### Dataset extract
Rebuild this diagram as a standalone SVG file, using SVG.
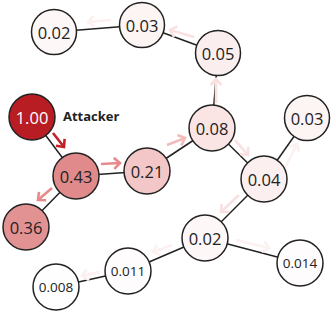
<svg xmlns="http://www.w3.org/2000/svg" width="332" height="313" viewBox="0 0 332 313">
<style>
.edge{stroke:#222;stroke-width:1.5;fill:none}
.node{stroke:#222;stroke-width:1.5}
.lbl{font-family:"Open Sans","Liberation Sans",sans-serif;font-size:16.5px;fill:#222;text-anchor:middle;dominant-baseline:central}
.sm{font-size:13.5px}
.arr{fill:none;stroke-width:2.6;stroke-linecap:butt}
</style>
<defs>
<marker id="m1" markerUnits="userSpaceOnUse" markerWidth="14" markerHeight="14" refX="7" refY="7" orient="auto" viewBox="0 0 14 14"><path d="M1,1.5 L7,7 L1,12.5" fill="none" stroke="#c42028" stroke-width="2.6"/></marker>
<marker id="m2" markerUnits="userSpaceOnUse" markerWidth="14" markerHeight="14" refX="7" refY="7" orient="auto" viewBox="0 0 14 14"><path d="M1,1.5 L7,7 L1,12.5" fill="none" stroke="#e88a8c" stroke-width="2.6"/></marker>
<marker id="m3" markerUnits="userSpaceOnUse" markerWidth="14" markerHeight="14" refX="7" refY="7" orient="auto" viewBox="0 0 14 14"><path d="M1,1.5 L7,7 L1,12.5" fill="none" stroke="#f3bcbc" stroke-width="2.6"/></marker>
<marker id="m4" markerUnits="userSpaceOnUse" markerWidth="14" markerHeight="14" refX="7" refY="7" orient="auto" viewBox="0 0 14 14"><path d="M1,1.5 L7,7 L1,12.5" fill="none" stroke="#f9e1e1" stroke-width="2.6"/></marker>
<marker id="m5" markerUnits="userSpaceOnUse" markerWidth="14" markerHeight="14" refX="7" refY="7" orient="auto" viewBox="0 0 14 14"><path d="M1,1.5 L7,7 L1,12.5" fill="none" stroke="#fcf0f0" stroke-width="2.6"/></marker>
</defs>
<g id="connectors">
<line class="edge" x1="54" y1="32" x2="142" y2="25"/>
<line class="edge" x1="142" y1="25" x2="218" y2="53"/>
<line class="edge" x1="218" y1="53" x2="212" y2="128"/>
<line class="edge" x1="212" y1="128" x2="147" y2="171"/>
<line class="edge" x1="212" y1="128" x2="264" y2="179"/>
<line class="edge" x1="264" y1="179" x2="307" y2="118"/>
<line class="edge" x1="264" y1="179" x2="205" y2="238"/>
<line class="edge" x1="205" y1="238" x2="300" y2="263"/>
<line class="edge" x1="205" y1="238" x2="128" y2="271"/>
<line class="edge" x1="128" y1="271" x2="56" y2="287"/>
<line class="edge" x1="32" y1="117" x2="76" y2="176"/>
<line class="edge" x1="76" y1="176" x2="147" y2="171"/>
<line class="edge" x1="76" y1="176" x2="26" y2="227"/>
<line class="arr" stroke="#c42028" x1="53" y1="133" x2="64" y2="147" marker-end="url(#m1)"/>
<line class="arr" stroke="#e88a8c" x1="101" y1="164" x2="120" y2="163" marker-end="url(#m2)"/>
<line class="arr" stroke="#e88a8c" x1="52" y1="188" x2="38" y2="200" marker-end="url(#m2)"/>
<line class="arr" stroke="#f3bcbc" x1="167" y1="145" x2="185" y2="138" marker-end="url(#m3)"/>
<line class="arr" stroke="#f9e1e1" x1="216" y1="103" x2="216" y2="79" marker-end="url(#m4)"/>
<line class="arr" stroke="#f9e1e1" x1="194" y1="37" x2="170" y2="30" marker-end="url(#m4)"/>
<line class="arr" stroke="#fcf0f0" x1="111" y1="20" x2="88" y2="22" marker-end="url(#m5)"/>
<line class="arr" stroke="#f9e1e1" x1="235" y1="140" x2="248" y2="155" marker-end="url(#m4)"/>
<line class="arr" stroke="#fcf0f0" x1="285" y1="168" x2="297" y2="144" marker-end="url(#m5)"/>
<line class="arr" stroke="#f9e1e1" x1="239" y1="195" x2="221" y2="212" marker-end="url(#m4)"/>
<line class="arr" stroke="#fcf0f0" x1="236" y1="240" x2="269" y2="248" marker-end="url(#m5)"/>
<line class="arr" stroke="#fcf0f0" x1="172" y1="245" x2="153" y2="252" marker-end="url(#m5)"/>
<line class="arr" stroke="#fcf0f0" x1="100" y1="272" x2="82" y2="276" marker-end="url(#m5)"/>
</g>
<g id="n002a"><circle class="node" cx="54" cy="32" r="22.5" fill="#fdf7f7"/><text class="lbl" x="54" y="32">0.02</text></g>
<g id="n003a"><circle class="node" cx="142" cy="25" r="22.5" fill="#fdf4f4"/><text class="lbl" x="142" y="25">0.03</text></g>
<g id="n005"><circle class="node" cx="218" cy="53" r="22.5" fill="#fbeeee"/><text class="lbl" x="218" y="53">0.05</text></g>
<g id="n008"><circle class="node" cx="212" cy="128" r="23" fill="#fae4e4"/><text class="lbl" x="212" y="128">0.08</text></g>
<g id="n003b"><circle class="node" cx="307" cy="118" r="22.5" fill="#fdf4f4"/><text class="lbl" x="307" y="118">0.03</text></g>
<g id="n100"><circle class="node" cx="32" cy="117" r="23" fill="#b81d24"/><text class="lbl" x="32" y="117" style="fill:#fff">1.00</text></g>
<g id="attacker"><text x="63" y="121" style="font-family:'Open Sans','Liberation Sans',sans-serif;font-weight:bold;font-size:13px;fill:#222">Attacker</text></g>
<g id="n043"><circle class="node" cx="76" cy="176" r="23" fill="#e08a8b"/><text class="lbl" x="76" y="176">0.43</text></g>
<g id="n021"><circle class="node" cx="147" cy="171" r="23" fill="#f3c7c7"/><text class="lbl" x="147" y="171">0.21</text></g>
<g id="n036"><circle class="node" cx="26" cy="227" r="23" fill="#e39293"/><text class="lbl" x="26" y="227">0.36</text></g>
<g id="n004"><circle class="node" cx="264" cy="179" r="23" fill="#fcefef"/><text class="lbl" x="264" y="179">0.04</text></g>
<g id="n002b"><circle class="node" cx="205" cy="238" r="23" fill="#fdf7f7"/><text class="lbl" x="205" y="238">0.02</text></g>
<g id="n0014"><circle class="node" cx="300" cy="263" r="23" fill="#fefcfc"/><text class="lbl sm" x="300" y="263">0.014</text></g>
<g id="n0011"><circle class="node" cx="128" cy="271" r="23" fill="#fefcfc"/><text class="lbl sm" x="128" y="271">0.011</text></g>
<g id="n0008"><circle class="node" cx="56" cy="287" r="23" fill="#fefefe"/><text class="lbl sm" x="56" y="287">0.008</text></g>
</svg>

### Task to carry out
Leave out the pictures and restate everything else word for word.

### Expected answer
Rebuild this diagram as a standalone SVG file, using SVG.
<svg xmlns="http://www.w3.org/2000/svg" width="332" height="313" viewBox="0 0 332 313">
<style>
.edge{stroke:#222;stroke-width:1.5;fill:none}
.node{stroke:#222;stroke-width:1.5}
.lbl{font-family:"Open Sans","Liberation Sans",sans-serif;font-size:16.5px;fill:#222;text-anchor:middle;dominant-baseline:central}
.sm{font-size:13.5px}
.arr{fill:none;stroke-width:2.6;stroke-linecap:butt}
</style>
<defs>
<marker id="m1" markerUnits="userSpaceOnUse" markerWidth="14" markerHeight="14" refX="7" refY="7" orient="auto" viewBox="0 0 14 14"><path d="M1,1.5 L7,7 L1,12.5" fill="none" stroke="#c42028" stroke-width="2.6"/></marker>
<marker id="m2" markerUnits="userSpaceOnUse" markerWidth="14" markerHeight="14" refX="7" refY="7" orient="auto" viewBox="0 0 14 14"><path d="M1,1.5 L7,7 L1,12.5" fill="none" stroke="#e88a8c" stroke-width="2.6"/></marker>
<marker id="m3" markerUnits="userSpaceOnUse" markerWidth="14" markerHeight="14" refX="7" refY="7" orient="auto" viewBox="0 0 14 14"><path d="M1,1.5 L7,7 L1,12.5" fill="none" stroke="#f3bcbc" stroke-width="2.6"/></marker>
<marker id="m4" markerUnits="userSpaceOnUse" markerWidth="14" markerHeight="14" refX="7" refY="7" orient="auto" viewBox="0 0 14 14"><path d="M1,1.5 L7,7 L1,12.5" fill="none" stroke="#f9e1e1" stroke-width="2.6"/></marker>
<marker id="m5" markerUnits="userSpaceOnUse" markerWidth="14" markerHeight="14" refX="7" refY="7" orient="auto" viewBox="0 0 14 14"><path d="M1,1.5 L7,7 L1,12.5" fill="none" stroke="#fcf0f0" stroke-width="2.6"/></marker>
</defs>
<g id="connectors">
<line class="edge" x1="54" y1="32" x2="142" y2="25"/>
<line class="edge" x1="142" y1="25" x2="218" y2="53"/>
<line class="edge" x1="218" y1="53" x2="212" y2="128"/>
<line class="edge" x1="212" y1="128" x2="147" y2="171"/>
<line class="edge" x1="212" y1="128" x2="264" y2="179"/>
<line class="edge" x1="264" y1="179" x2="307" y2="118"/>
<line class="edge" x1="264" y1="179" x2="205" y2="238"/>
<line class="edge" x1="205" y1="238" x2="300" y2="263"/>
<line class="edge" x1="205" y1="238" x2="128" y2="271"/>
<line class="edge" x1="128" y1="271" x2="56" y2="287"/>
<line class="edge" x1="32" y1="117" x2="76" y2="176"/>
<line class="edge" x1="76" y1="176" x2="147" y2="171"/>
<line class="edge" x1="76" y1="176" x2="26" y2="227"/>
<line class="arr" stroke="#c42028" x1="53" y1="133" x2="64" y2="147" marker-end="url(#m1)"/>
<line class="arr" stroke="#e88a8c" x1="101" y1="164" x2="120" y2="163" marker-end="url(#m2)"/>
<line class="arr" stroke="#e88a8c" x1="52" y1="188" x2="38" y2="200" marker-end="url(#m2)"/>
<line class="arr" stroke="#f3bcbc" x1="167" y1="145" x2="185" y2="138" marker-end="url(#m3)"/>
<line class="arr" stroke="#f9e1e1" x1="216" y1="103" x2="216" y2="79" marker-end="url(#m4)"/>
<line class="arr" stroke="#f9e1e1" x1="194" y1="37" x2="170" y2="30" marker-end="url(#m4)"/>
<line class="arr" stroke="#fcf0f0" x1="111" y1="20" x2="88" y2="22" marker-end="url(#m5)"/>
<line class="arr" stroke="#f9e1e1" x1="235" y1="140" x2="248" y2="155" marker-end="url(#m4)"/>
<line class="arr" stroke="#fcf0f0" x1="285" y1="168" x2="297" y2="144" marker-end="url(#m5)"/>
<line class="arr" stroke="#f9e1e1" x1="239" y1="195" x2="221" y2="212" marker-end="url(#m4)"/>
<line class="arr" stroke="#fcf0f0" x1="236" y1="240" x2="269" y2="248" marker-end="url(#m5)"/>
<line class="arr" stroke="#fcf0f0" x1="172" y1="245" x2="153" y2="252" marker-end="url(#m5)"/>
<line class="arr" stroke="#fcf0f0" x1="100" y1="272" x2="82" y2="276" marker-end="url(#m5)"/>
</g>
<g id="n002a"><circle class="node" cx="54" cy="32" r="22.5" fill="#fdf7f7"/><text class="lbl" x="54" y="32">0.02</text></g>
<g id="n003a"><circle class="node" cx="142" cy="25" r="22.5" fill="#fdf4f4"/><text class="lbl" x="142" y="25">0.03</text></g>
<g id="n005"><circle class="node" cx="218" cy="53" r="22.5" fill="#fbeeee"/><text class="lbl" x="218" y="53">0.05</text></g>
<g id="n008"><circle class="node" cx="212" cy="128" r="23" fill="#fae4e4"/><text class="lbl" x="212" y="128">0.08</text></g>
<g id="n003b"><circle class="node" cx="307" cy="118" r="22.5" fill="#fdf4f4"/><text class="lbl" x="307" y="118">0.03</text></g>
<g id="n100"><circle class="node" cx="32" cy="117" r="23" fill="#b81d24"/><text class="lbl" x="32" y="117" style="fill:#fff">1.00</text></g>
<g id="attacker"><text x="63" y="121" style="font-family:'Open Sans','Liberation Sans',sans-serif;font-weight:bold;font-size:13px;fill:#222">Attacker</text></g>
<g id="n043"><circle class="node" cx="76" cy="176" r="23" fill="#e08a8b"/><text class="lbl" x="76" y="176">0.43</text></g>
<g id="n021"><circle class="node" cx="147" cy="171" r="23" fill="#f3c7c7"/><text class="lbl" x="147" y="171">0.21</text></g>
<g id="n036"><circle class="node" cx="26" cy="227" r="23" fill="#e39293"/><text class="lbl" x="26" y="227">0.36</text></g>
<g id="n004"><circle class="node" cx="264" cy="179" r="23" fill="#fcefef"/><text class="lbl" x="264" y="179">0.04</text></g>
<g id="n002b"><circle class="node" cx="205" cy="238" r="23" fill="#fdf7f7"/><text class="lbl" x="205" y="238">0.02</text></g>
<g id="n0014"><circle class="node" cx="300" cy="263" r="23" fill="#fefcfc"/><text class="lbl sm" x="300" y="263">0.014</text></g>
<g id="n0011"><circle class="node" cx="128" cy="271" r="23" fill="#fefcfc"/><text class="lbl sm" x="128" y="271">0.011</text></g>
<g id="n0008"><circle class="node" cx="56" cy="287" r="23" fill="#fefefe"/><text class="lbl sm" x="56" y="287">0.008</text></g>
</svg>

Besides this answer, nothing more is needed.